How Will We Know If the Pilot Works?

Having just launched this initiative in 2022, we have much to learn. Right now, the focus is on solving tangible rural challenges.

Our experience is that local leaders are seeking to execute on the next best step and make practical progress. There is an opportunity to develop new, complementary, and interconnected civic infrastructure where gaps exist, to identify and build minimum viable rural ecosystems. 

Launching essential institutions that were previously absent from the rural East Texas ecosystem, such as two CDFIs, has been instrumental in raising the ceiling on what is possible. These CDFIs are already having significant regional impacts, supporting previously neglected entrepreneurs and small businesses. Working with empowered, high-capacity regional institutions, thousands of community stakeholders are challenging the lack of essential services, such as broadband, and convening summits to develop solutions to physical infrastructure limitations, like water systems. These efforts are building positive momentum and a buzz that change is possible.

A few questions serve as bellwether indicators and guides for whether we are on the right track. 

For one, are communities, particularly those who have been most isolated and left behind, increasing engagement through our development hubs?
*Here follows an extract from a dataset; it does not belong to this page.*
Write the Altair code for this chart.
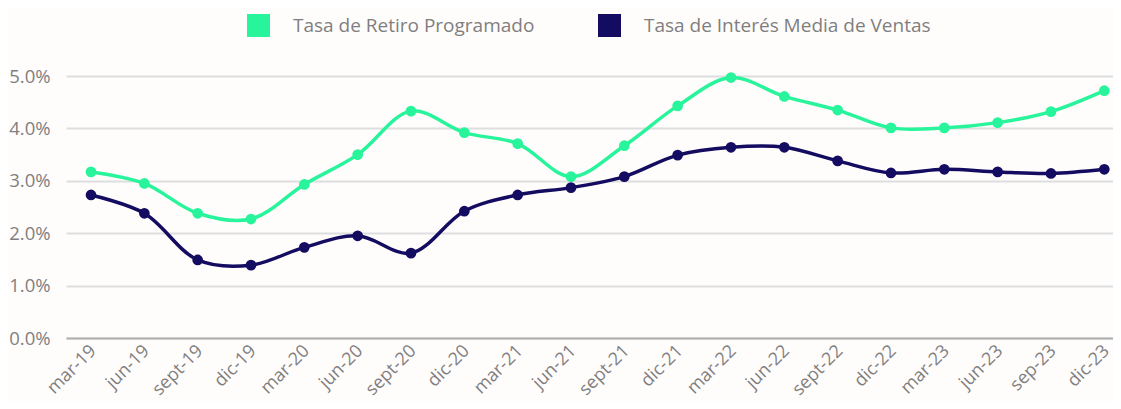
import altair as alt
import pandas as pd

periods = ["mar-19", "jun-19", "sept-19", "dic-19", "mar-20", "jun-20", "sept-20", "dic-20",
           "mar-21", "jun-21", "sept-21", "dic-21", "mar-22", "jun-22", "sept-22", "dic-22",
           "mar-23", "jun-23", "sep-23", "dic-23"]
retiro = [3.17, 2.95, 2.38, 2.27, 2.93, 3.50, 4.33, 3.92, 3.71, 3.08, 3.67, 4.43,
          4.97, 4.61, 4.35, 4.01, 4.01, 4.11, 4.32, 4.72]
interes = [2.73, 2.38, 1.49, 1.39, 1.73, 1.95, 1.62, 2.42, 2.73, 2.87, 3.08, 3.49,
           3.64, 3.64, 3.38, 3.15, 3.22, 3.17, 3.14, 3.22]
series_names = ["Tasa de Retiro Programado", "Tasa de Interés Media de Ventas"]
series_colors = ["#28f59b", "#130c60"]

rows = []
for i, p in enumerate(periods):
    rows.append({"periodo": p, "serie": series_names[0], "valor": retiro[i]})
    rows.append({"periodo": p, "serie": series_names[1], "valor": interes[i]})
df = pd.DataFrame(rows)

FONT = "Open Sans"
GREY = "#7f7f7f"
AX_FS = 18

x = alt.X("periodo:N", sort=periods, title=None,
          scale=alt.Scale(type="point", padding=0.316, align=0.742),
          axis=alt.Axis(labelAngle=-45, labelAlign="right", labelBaseline="middle",
                        labelPadding=10, labelOffset=2, labelFontSize=AX_FS, labelColor=GREY,
                        labelFont=FONT, ticks=False, domain=True, domainColor="#b0b0b0",
                        domainWidth=2, grid=False))
y = alt.Y("valor:Q", title=None,
          scale=alt.Scale(domain=[0, 5], nice=False),
          axis=alt.Axis(values=[0, 1, 2, 3, 4, 5],
                        labelExpr="format(datum.value, '.1f') + '%'",
                        labelFontSize=18.5, labelColor=GREY, labelFont=FONT,
                        labelPadding=16, ticks=False, domain=False,
                        grid=True, gridColor="#dedede", gridWidth=2))
color = alt.Color("serie:N", sort=series_names,
                  scale=alt.Scale(domain=series_names, range=series_colors),
                  legend=alt.Legend(title=None, orient="none", direction="horizontal",
                                    legendX=181, legendY=-62, symbolType="square",
                                    symbolSize=529, symbolStrokeWidth=0, symbolOpacity=1,
                                    labelFontSize=19, labelColor=GREY, labelFont=FONT,
                                    labelOffset=23, columnPadding=63, labelLimit=400))

base = alt.Chart(df)
lines = base.mark_line(interpolate="catmull-rom", strokeWidth=3.5).encode(x=x, y=y, color=color)
pts = base.mark_circle(size=115, opacity=1).encode(
    x=x, y=y,
    color=alt.Color("serie:N", scale=alt.Scale(domain=series_names, range=series_colors), legend=None))

chart = (lines + pts).properties(
    width=1047, height=262,
    autosize=alt.AutoSizeParams(type="none"),
    padding={"left": 58, "top": 68, "right": 0, "bottom": 63},
    background="#fffcfc",
).configure_view(stroke=None)

chart.save("out.html", embed_options={"renderer": "svg", "actions": False})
Initial evidence is positive, as community resource managers have been overwhelmed with demand for local outreach and project planning. 

Is this engagement building bridges between rural communities starved for resources and transformational federal funding opportunities? Again, initial evidence is that multiple rural communities across each region are working, many for the first time in years or decades, to become application-ready and to submit competitive funding proposals. 

Finally, are philanthropic investments attracting complementary partnerships and funding? We anticipate that as rural areas improve their planning and management acuity, these communities will become decipherable, navigable, and less “risky” for state and national funders interested in rural equity, both private and public. Initial evidence points to emerging partnerships with key federal partners like Rural Development at the US Department of Agriculture and with other private foundations. 

All of that said: people in East Texas know that this will be a long lift, and we must be persistent. Future decisions will require adapting staffing structures to regional demands and developing a measurement system to quantify both the process measures and downstream outcomes. 

Ultimately, making the case for this approach requires demonstrating the return in community impact. We expect that this return will be high and motivate a new way forward for rural philanthropy. 

Until we know for sure, we will learn by doing. The basic model is action-oriented and appropriate to meet the enormous opportunities and challenges in rural communities: locally embedded community coordination and facilitation has been plugged into distributed networks of technical assistance and pooled funding mechanisms. 

This is the start of an all-in effort to enable a rural civic infrastructure that will thrive, not just survive. We welcome further ideas, innovation, and collaboration to meet the moment and keep the momentum moving forward for rural communities across the country.

 

Notes:

  1. In keeping with NPQ style, we use “Latinx” here. However, in East Texas, Latinx community leaders more commonly refer to themselves as “Hispanic” or “Latino.”